Bodh Gaya is associated with the enlightenment of Lord Buddha (566-486 B.C.). The sacred Bodhi tree under which he is believed to have attained enlightenment. The place is highly venerated by the Buddhists. Emperor Asoka visited Bodh Gaya around 260 B.C. and constructed a small temple near the Bodhi tree. An inscription datable to 1st – 2nd century A.D. mentions that the temple of Asoka was replaced by a new one.
Fahien first makes reference to the main temple and the Bodhi tree in 404-05 A.D. Hieun Tsang, who visited the site in 637 A.D. mentions the presence of walls surrounding the Bodhi tree, within which stood the Mahabodhi temple nearly 160 feet tall and a large fine sanctuary. Several additions and alterations took place and the present temple may be datable to the 6th century A.D. The temple fell into disuse in the 13th century A.D. after the conquest of this region by the Delhi Sultanate. During the 19th century, the Burmese kings made certain repairs which were continued by the British in 1880-84.

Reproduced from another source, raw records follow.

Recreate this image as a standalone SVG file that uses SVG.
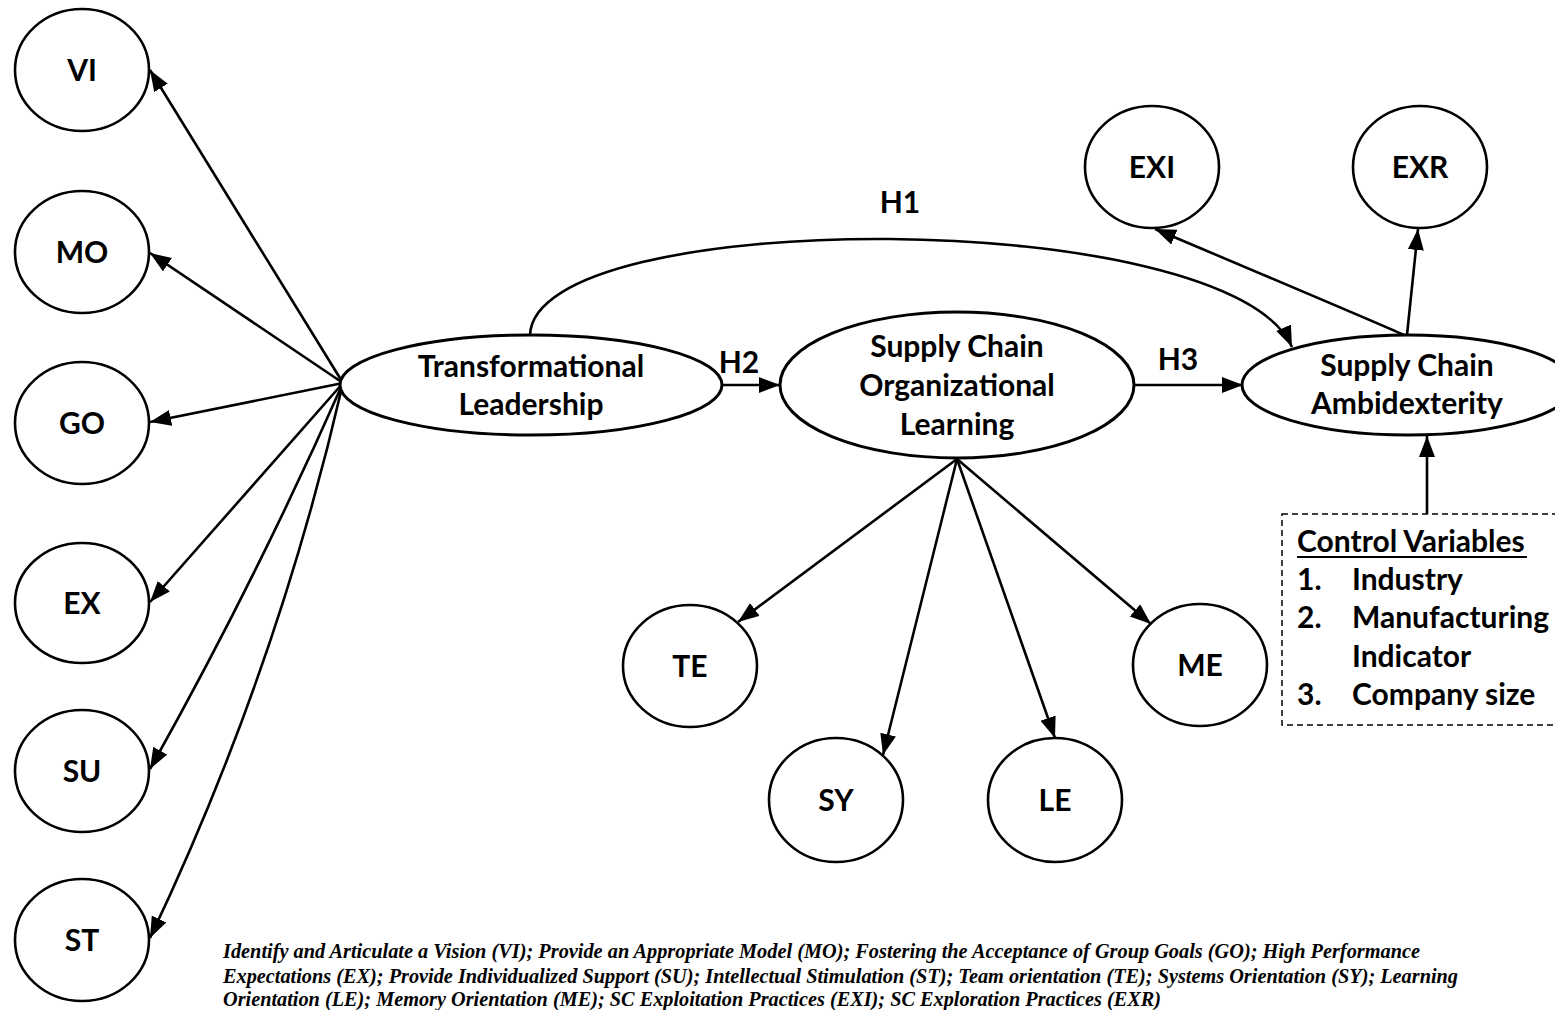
<svg xmlns="http://www.w3.org/2000/svg" width="1555" height="1010" viewBox="0 0 1555 1010">
<defs>
<style>
.n{fill:#fff;stroke:#000;stroke-width:2.6}
.big{fill:#fff;stroke:#000;stroke-width:3}
.lb{font-family:Lato,"Open Sans","Liberation Sans",sans-serif;font-weight:700;font-size:30px;fill:#000;text-anchor:middle}
.cv{font-family:Lato,"Open Sans","Liberation Sans",sans-serif;font-weight:700;font-size:30px;fill:#000}
.e{fill:none;stroke:#000;stroke-width:2.6;marker-end:url(#ah)}
.fn{font-family:"Liberation Serif","Times New Roman",serif;font-weight:700;font-style:italic;font-size:20px;fill:#000}
</style>
<marker id="ah" markerUnits="userSpaceOnUse" markerWidth="24" markerHeight="18" refX="21" refY="8" orient="auto">
<path d="M0,0 L21,8 L0,16 z" fill="#000"/>
</marker>
</defs>
<rect width="1555" height="1010" fill="#fff"/>

<g id="connectors">
<path class="e" d="M343,383 L150,70"/>
<path class="e" d="M343,383 L150,253"/>
<path class="e" d="M343,383 L150,422"/>
<path class="e" d="M343,383 Q249,489 150,602"/>
<path class="e" d="M343,383 Q256,580 150,769"/>
<path class="e" d="M343,383 Q277,671 150,938"/>
<path class="e" d="M722,385 L780,385"/>
<path class="e" d="M530,335 C535,205 1230,205 1292,347"/>
<path class="e" d="M1133,385 L1243,385"/>
<path class="e" d="M957,459 L738,622"/>
<path class="e" d="M957,459 L883,755"/>
<path class="e" d="M957,459 L1055,738"/>
<path class="e" d="M957,459 L1151,624"/>
<path class="e" d="M1404,335 Q1375,322 1155,229"/>
<path class="e" d="M1407,335 L1418,229"/>
<path class="e" d="M1427,514 L1427,436"/>
</g>

<g id="node-VI"><ellipse class="n" cx="82" cy="70" rx="67" ry="61"/><text class="lb" x="82" y="81">VI</text></g>
<g id="node-MO"><ellipse class="n" cx="82" cy="252" rx="67" ry="61"/><text class="lb" x="82" y="263">MO</text></g>
<g id="node-GO"><ellipse class="n" cx="82" cy="423" rx="67" ry="61"/><text class="lb" x="82" y="434">GO</text></g>
<g id="node-EX"><ellipse class="n" cx="82" cy="603" rx="67" ry="60"/><text class="lb" x="82" y="614">EX</text></g>
<g id="node-SU"><ellipse class="n" cx="82" cy="771" rx="67" ry="61"/><text class="lb" x="82" y="782">SU</text></g>
<g id="node-ST"><ellipse class="n" cx="82" cy="940" rx="67" ry="61"/><text class="lb" x="82" y="951">ST</text></g>

<g id="node-TL"><ellipse class="big" cx="531" cy="385" rx="191" ry="50"/><text class="lb" x="531" y="377">Transformational</text><text class="lb" x="531" y="415">Leadership</text></g>
<g id="node-SCOL"><ellipse class="big" cx="957" cy="385" rx="177" ry="73"/><text class="lb" x="957" y="357">Supply Chain</text><text class="lb" x="957" y="396">Organizational</text><text class="lb" x="957" y="435">Learning</text></g>
<g id="node-SCA"><ellipse class="big" cx="1408" cy="385" rx="166" ry="50"/><text class="lb" x="1407" y="376">Supply Chain</text><text class="lb" x="1407" y="414">Ambidexterity</text></g>

<g id="node-EXI"><ellipse class="n" cx="1152" cy="167" rx="67" ry="61"/><text class="lb" x="1152" y="178">EXI</text></g>
<g id="node-EXR"><ellipse class="n" cx="1420" cy="167" rx="67" ry="61"/><text class="lb" x="1420" y="178">EXR</text></g>

<g id="node-TE"><ellipse class="n" cx="690" cy="666" rx="67" ry="61"/><text class="lb" x="690" y="677">TE</text></g>
<g id="node-SY"><ellipse class="n" cx="836" cy="800" rx="67" ry="62"/><text class="lb" x="836" y="811">SY</text></g>
<g id="node-LE"><ellipse class="n" cx="1055" cy="800" rx="67" ry="62"/><text class="lb" x="1055" y="811">LE</text></g>
<g id="node-ME"><ellipse class="n" cx="1200" cy="665" rx="67" ry="61"/><text class="lb" x="1200" y="676">ME</text></g>

<g id="labels">
<text class="lb" x="900" y="213">H1</text>
<text class="lb" x="739" y="373">H2</text>
<text class="lb" x="1178" y="370">H3</text>
</g>

<g id="node-controls">
<rect x="1282" y="514" width="300" height="211" fill="none" stroke="#000" stroke-width="1.5" stroke-dasharray="6,4"/>
<text class="cv" x="1297" y="552">Control Variables</text>
<line x1="1297" y1="557" x2="1527" y2="557" stroke="#000" stroke-width="2"/>
<text class="cv" x="1297" y="590">1.</text><text class="cv" x="1352" y="590">Industry</text>
<text class="cv" x="1297" y="628">2.</text><text class="cv" x="1352" y="628">Manufacturing</text>
<text class="cv" x="1352" y="667">Indicator</text>
<text class="cv" x="1297" y="705">3.</text><text class="cv" x="1352" y="705">Company size</text>
</g>

<g id="footnote">
<text class="fn" x="223" y="958" textLength="1197" lengthAdjust="spacingAndGlyphs">Identify and Articulate a Vision (VI); Provide an Appropriate Model (MO); Fostering the Acceptance of Group Goals (GO); High Performance</text>
<text class="fn" x="223" y="983" textLength="1235" lengthAdjust="spacingAndGlyphs">Expectations (EX); Provide Individualized Support (SU); Intellectual Stimulation (ST); Team orientation (TE); Systems Orientation (SY); Learning</text>
<text class="fn" x="223" y="1006" textLength="938" lengthAdjust="spacingAndGlyphs">Orientation (LE); Memory Orientation (ME); SC Exploitation Practices (EXI); SC Exploration Practices (EXR)</text>
</g>
</svg>
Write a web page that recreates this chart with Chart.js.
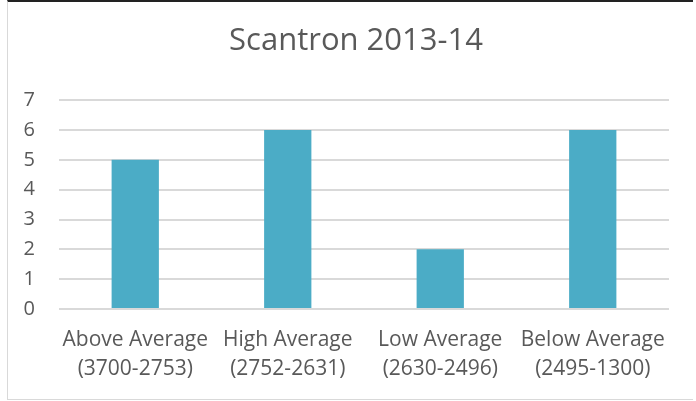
<!DOCTYPE html>
<html>
<head>
<meta charset="utf-8">
<script src="https://cdn.jsdelivr.net/npm/chart.js@4.4.1/dist/chart.umd.min.js"></script>
<style>
  html, body { margin: 0; padding: 0; background: #fff; }
  #wrap { position: relative; width: 696px; height: 401px; }
  #frame {
    position: absolute; left: 7px; top: 0; width: 686px; height: 400px;
    border-left: 1px solid #d9d9d9; border-bottom: 1px solid #d9d9d9;
    border-top: 2px solid #222; box-sizing: border-box; pointer-events: none;
  }
  canvas { position: absolute; left: 0; top: 0; }
</style>
</head>
<body>
<div id="wrap">
  <canvas id="scantronChart" width="696" height="401"></canvas>
  <div id="frame"></div>
</div>
<script>
const categories = [
  ['Above Average', '(3700-2753)'],
  ['High Average', '(2752-2631)'],
  ['Low Average', '(2630-2496)'],
  ['Below Average', '(2495-1300)']
];
const studentCounts = [5, 6, 2, 6];
const yTicks = [0, 1, 2, 3, 4, 5, 6, 7];

const textColor = '#595959';
const fontFamily = '"Open Sans", "Liberation Sans", sans-serif';

// Excel centres the title a bit right of the canvas middle
const shiftTitle = {
  id: 'shiftTitle',
  afterLayout(chart) {
    const t = chart.titleBlock;
    if (t) {
      t.left = 43;
      t.right = 669;
    }
  }
};

const ctx = document.getElementById('scantronChart');

new Chart(ctx, {
  type: 'bar',
  data: {
    labels: categories,
    datasets: [{
      label: 'Students',
      data: studentCounts,
      backgroundColor: '#4bacc6',
      borderWidth: 0,
      barPercentage: 0.31,
      categoryPercentage: 1
    }]
  },
  options: {
    responsive: false,
    animation: false,
    layout: {
      padding: { left: 0, right: 27, top: 0, bottom: 6 }
    },
    plugins: {
      legend: { display: false },
      tooltip: { enabled: false },
      title: {
        display: true,
        text: 'Scantron 2013-14',
        color: textColor,
        font: { family: fontFamily, size: 31, weight: 'normal', lineHeight: 1.2 },
        padding: { top: 23, bottom: 40 }
      }
    },
    scales: {
      x: {
        grid: { display: false, drawTicks: false },
        border: { display: false },
        ticks: {
          color: textColor,
          font: { family: fontFamily, size: 21, lineHeight: 1.38 },
          padding: 17,
          maxRotation: 0,
          autoSkip: false
        },
        afterFit: scale => { scale.height = 86; }
      },
      y: {
        min: 0,
        max: 7,
        afterBuildTicks: scale => {
          scale.ticks = yTicks.map(v => ({ value: v }));
        },
        grid: { color: '#d9d9d9', lineWidth: 2, drawTicks: false },
        border: { display: false },
        ticks: {
          color: textColor,
          font: { family: fontFamily, size: 20 },
          padding: 24
        },
        afterFit: scale => { scale.width = 59; }
      }
    }
  },
  plugins: [shiftTitle]
});
</script>
</body>
</html>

The temple covers an area of nearly 4.8 hectares and 55 m in height. The sanctum carries a lofty pancharatha sikhara of a straight-edged pyramidal design, demarcated into seven storeys by bhumi-amalakas (amalakas occurring at the corners of the sikhara to denote storeys).
The sacred Bodhi tree stands to the west of the above temple. It is known as the pipal tree (Ficus religiosa) in India. It is believed that this tree is the direct descendant of the original tree under which Lord Buddha meditated.